To this end proceedings were commenced in the Federal Court, as the applicant sought to have reviewed HREOC's failure to find that opioid dependency to be a disability within the meaning of the DDA.

Consideration

In seeking a review of the HREOC decision, the applicant contended that the Inquiry Commissioner failed to give genuine consideration to whether the applicant was, because of his opioid dependency, treated less favourably by the Club than, in the same or similar circumstances, it would have treated a person who did not have an opioid dependency. That is, that the Inquiry Commissioner failed to apply the definition of "discrimination" contained in s5of the DDA.

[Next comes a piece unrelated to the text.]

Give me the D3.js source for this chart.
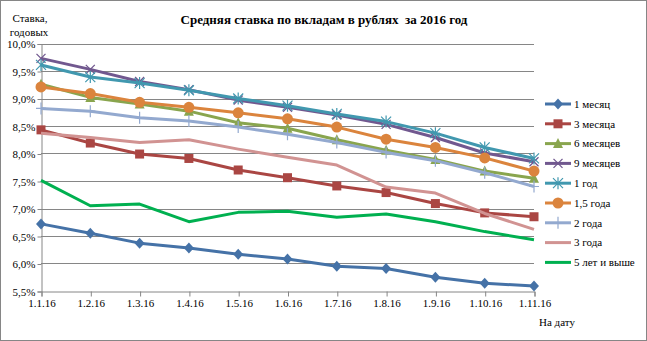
<!DOCTYPE html>
<html>
<head>
<meta charset="utf-8">
<script src="https://cdn.jsdelivr.net/npm/d3@7"></script>
<style>
  html, body { margin: 0; padding: 0; background: #fff; }
  svg { display: block; }
  text { font-family: "Liberation Serif", "Times New Roman", serif; fill: #000; }
</style>
</head>
<body>
<svg id="chart" width="647" height="341"></svg>
<script>
// Dates (first day of each month, 2016)
const dates = ["1.1.16","1.2.16","1.3.16","1.4.16","1.5.16","1.6.16","1.7.16","1.8.16","1.9.16","1.10.16","1.11.16"];

// Average deposit rate, % per year, by term
const m1   = [6.72, 6.55, 6.37, 6.28, 6.17, 6.08, 5.95, 5.91, 5.75, 5.64, 5.59];
const m3   = [8.43, 8.19, 7.99, 7.91, 7.70, 7.56, 7.41, 7.29, 7.09, 6.92, 6.85];
const m6   = [9.26, 9.02, 8.90, 8.77, 8.56, 8.46, 8.25, 8.06, 7.89, 7.68, 7.55];
const m9   = [9.73, 9.53, 9.31, 9.16, 8.97, 8.84, 8.70, 8.53, 8.29, 8.01, 7.85];
const y1   = [9.61, 9.39, 9.28, 9.15, 9.00, 8.87, 8.72, 8.58, 8.37, 8.11, 7.91];
const y15  = [9.21, 9.09, 8.93, 8.84, 8.74, 8.63, 8.48, 8.26, 8.11, 7.92, 7.68];
const y2   = [8.82, 8.77, 8.65, 8.59, 8.48, 8.35, 8.20, 8.02, 7.87, 7.65, 7.40];
const y3   = [8.37, 8.29, 8.20, 8.25, 8.08, 7.93, 7.79, 7.39, 7.28, 6.91, 6.62];
const y5   = [7.51, 7.05, 7.08, 6.76, 6.93, 6.95, 6.84, 6.90, 6.76, 6.58, 6.43];

const yTicks = [5.5, 6.0, 6.5, 7.0, 7.5, 8.0, 8.5, 9.0, 9.5, 10.0];

const series = [
  { name: "1 месяц",     values: m1,  color: "#4572A7", marker: "diamond" },
  { name: "3 месяца",    values: m3,  color: "#AA4643", marker: "square" },
  { name: "6 месяцев",   values: m6,  color: "#89A54E", marker: "triangle" },
  { name: "9 месяцев",   values: m9,  color: "#71588F", marker: "x" },
  { name: "1 год",       values: y1,  color: "#4198AF", marker: "star" },
  { name: "1,5 года",    values: y15, color: "#DB843D", marker: "circle" },
  { name: "2 года",      values: y2,  color: "#93A9CF", marker: "plus" },
  { name: "3 года",      values: y3,  color: "#D19392", marker: "none" },
  { name: "5 лет и выше", values: y5, color: "#00B050", marker: "none" }
];

const svg = d3.select("#chart");
const W = 647, H = 341;
const plot = { left: 41, right: 534, top: 43.5, bottom: 291 };

// Outer frame
svg.append("rect").attr("x", 0.5).attr("y", 0.5).attr("width", W - 1).attr("height", H - 1)
  .attr("fill", "#fff").attr("stroke", "#868686").attr("stroke-width", 1);

const x = d3.scalePoint().domain(dates).range([plot.left, plot.right]);
const y = d3.scaleLinear().domain([5.5, 10]).range([plot.bottom, plot.top]);

const fmt = v => d3.format(".1f")(v).replace(".", ",") + "%";

// Horizontal gridlines
svg.append("g").selectAll("line").data(yTicks.filter(t => t > 5.5)).join("line")
  .attr("x1", plot.left).attr("x2", plot.right)
  .attr("y1", d => Math.round(y(d)) + 0.5).attr("y2", d => Math.round(y(d)) + 0.5)
  .attr("stroke", "#868686").attr("stroke-width", 1);

// Y axis
const yAxis = d3.axisLeft(y).tickValues(yTicks).tickFormat(fmt).tickSize(4).tickPadding(2);
const gy = svg.append("g").attr("transform", `translate(${plot.left + 0.5},0.5)`).call(yAxis);
gy.select(".domain").attr("stroke", "#868686");
gy.selectAll(".tick line").attr("stroke", "#868686");
gy.selectAll(".tick text").attr("font-family", "Liberation Serif, serif").attr("font-size", 11).attr("fill", "#000")
  .attr("dy", "0.32em");

// X axis
const xAxis = d3.axisBottom(x).tickSize(5).tickPadding(3);
const gx = svg.append("g").attr("transform", `translate(0.5,${Math.round(plot.bottom) + 0.5})`).call(xAxis);
gx.select(".domain").attr("stroke", "#868686");
gx.selectAll(".tick line").attr("stroke", "#868686");
gx.selectAll(".tick text").attr("font-family", "Liberation Serif, serif").attr("font-size", 11).attr("fill", "#000");

// Marker drawing
function drawMarker(g, type, color, cx, cy) {
  const s = g.append("g").attr("transform", `translate(${cx},${cy})`);
  switch (type) {
    case "diamond":
      s.append("path").attr("d", "M0,-5.5L5,0L0,5.5L-5,0Z").attr("fill", color);
      break;
    case "square":
      s.append("rect").attr("x", -4.5).attr("y", -4.5).attr("width", 9).attr("height", 9).attr("fill", color);
      break;
    case "triangle":
      s.append("path").attr("d", "M0,-5.5L5,4.5L-5,4.5Z").attr("fill", color);
      break;
    case "x":
      s.append("path").attr("d", "M-4.5,-4.5L4.5,4.5M-4.5,4.5L4.5,-4.5").attr("stroke", color).attr("stroke-width", 1.3);
      break;
    case "star":
      s.append("path").attr("d", "M-5,-5L5,5M-5,5L5,-5M0,-6L0,6").attr("stroke", color).attr("stroke-width", 1.2);
      break;
    case "circle":
      s.append("circle").attr("r", 5.5).attr("fill", color);
      break;
    case "plus":
      s.append("path").attr("d", "M0,-6L0,6M-5,0L5,0").attr("stroke", color).attr("stroke-width", 1.2);
      break;
  }
}

const line = d3.line().x((d, i) => x(dates[i])).y(d => y(d));

const gLines = svg.append("g");
series.forEach(s => {
  const g = gLines.append("g");
  g.append("path").attr("d", line(s.values)).attr("fill", "none")
    .attr("stroke", s.color).attr("stroke-width", 3).attr("stroke-linejoin", "round");
  if (s.marker !== "none") {
    s.values.forEach((v, i) => drawMarker(g, s.marker, s.color, x(dates[i]), y(v)));
  }
});

// Legend
const legend = svg.append("g");
series.forEach((s, i) => {
  const ly = 104 + i * 19.8;
  const g = legend.append("g");
  g.append("line").attr("x1", 545).attr("x2", 571).attr("y1", ly).attr("y2", ly)
    .attr("stroke", s.color).attr("stroke-width", 3);
  if (s.marker !== "none") drawMarker(g, s.marker, s.color, 558, ly);
  g.append("text").attr("x", 574).attr("y", ly).attr("dy", "0.35em")
    .attr("font-size", 11).text(s.name);
});

// Title
svg.append("text").attr("x", 324).attr("y", 24).attr("text-anchor", "middle")
  .attr("font-size", 13).attr("font-weight", "bold")
  .text("Средняя ставка по вкладам в рублях  за 2016 год").attr("xml:space", "preserve").style("white-space", "pre");

// Y axis title
svg.append("text").attr("x", 30).attr("y", 22).attr("text-anchor", "middle").attr("font-size", 11).text("Ставка,");
svg.append("text").attr("x", 29).attr("y", 36).attr("text-anchor", "middle").attr("font-size", 11).text("годовых");

// X axis title
svg.append("text").attr("x", 557).attr("y", 326).attr("text-anchor", "middle").attr("font-size", 11).text("На дату");
</script>
</body>
</html>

Branson J concurred with the applicant that the Inquiry Commissioner had overlooked the fundamental question of whether, because of his opioid dependency, the applicant was treated less favourably than a hypothetical person who was not opioid dependent would have been treated in comparable circumstances. In failing to address this basic question, Branson J held that the Inquiry Commissioner's approach to determining whether the applicant had been discriminated against on the ground of opioid dependency was erroneous. The Inquiry Commissioner's finding that the Club's decision to expel the applicant was a decision responsibly taken in accordance with the Club's Articles of Association and the statutory obligations of the Registered Clubs Act 1976(NSW) did not of itself assist in determining whether the applicant was treated less favourably by the Club than in the same or similar circumstances it would have treated a person who did not have an opioid dependency.

In relation to the claim by the Inquiry Commissioner that a disability does not exist if treatment provides relief against the relevant disorder, Branson J took a contrary view. It was her Honour's view that while disorders can be treated and in some instances the sufferer can lead a normal life, nonetheless the person continues to suffer from the disorder.

Therefore, Branson J upheld the applicant's complaint and found that the HREOC Inquiry Commissioner erred in law through an erroneous understanding of what constitutes discrimination on the ground of disability. The tentative view of the Inquiry Commissioner that opioid dependency did not constitute a disability within the meaning of the DDAwas ordered to be set aside and the matter remitted back to the HREOC for further consideration.